This morning my fellow instruction librarians and I launched into one of our animated discussions about the different instructional values of disciplinary databases and Google, when we start students out in one, when we start students out in another, how the two are changing, how our uses of both are changing, and student responses to each. It was a long discussion with many tangents, but here are the bits that keep rattling around in my head.
- We’re in the odd position of accomplishing two goals with every student: teaching them how to think like scholarly researchers in their chosen fields, and teaching them how to get access to the material they need. Depending on the student and the situation, we have to make snap judgments about which of these to privilege, and this often determines what kinds of tools we use with the students. Google (and Google Scholar and Google Books) is often mostly about access — disciplinary databases can be about that, but they are often mostly about epistemology and terminology. Google is a far more effective access tool if you know the epistemology and terminology of the field not only because you can search it more effectively but also because whereas the disciplinary databases do much of the selection and evaluation for you, Google requires that you be savvy enough to weed through gazillions of results (or change your strategy so that your results end up on the first couple of pages). While it’s not always needed, privileging the metadata over the text can sometimes be highly educational.
- Sometimes, metadata is content. The longitude and latitude fields in GeoRef, the historical period fields in Historical Abstracts, these bits of metadata allow researchers to do searches that are fundamentally impossible in other databases. You couldn’t get that stuff from free text searching.

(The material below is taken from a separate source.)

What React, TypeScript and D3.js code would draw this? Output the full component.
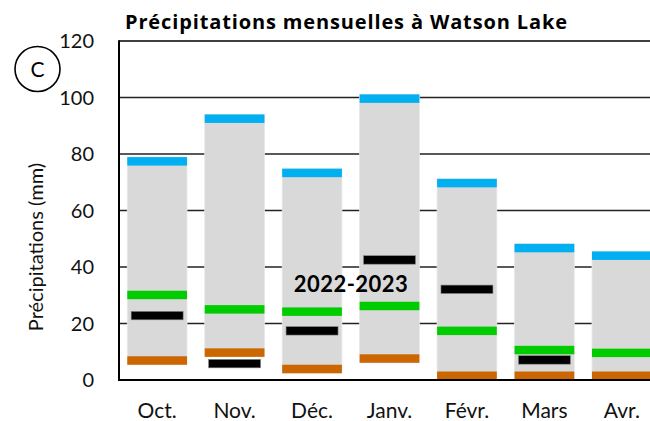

So I guess the indexing we pay for is even more fundamentally part of our collection than I’d thought of it before.
This wasn’t part of our discussion, but I’ve realized that while I don’t specialize in knowing the full disciplinary context of my students’ questions, I do specialize in knowing the metadata structures in the various tools at my disposal, and I guess a large part of what I do is choose between matching the metadata structure to the student or teaching the student a new metadata structure so that they can grow as a scholar. Content is usually accessible through more than one tool, so the trick becomes finding the most useful tool for the job.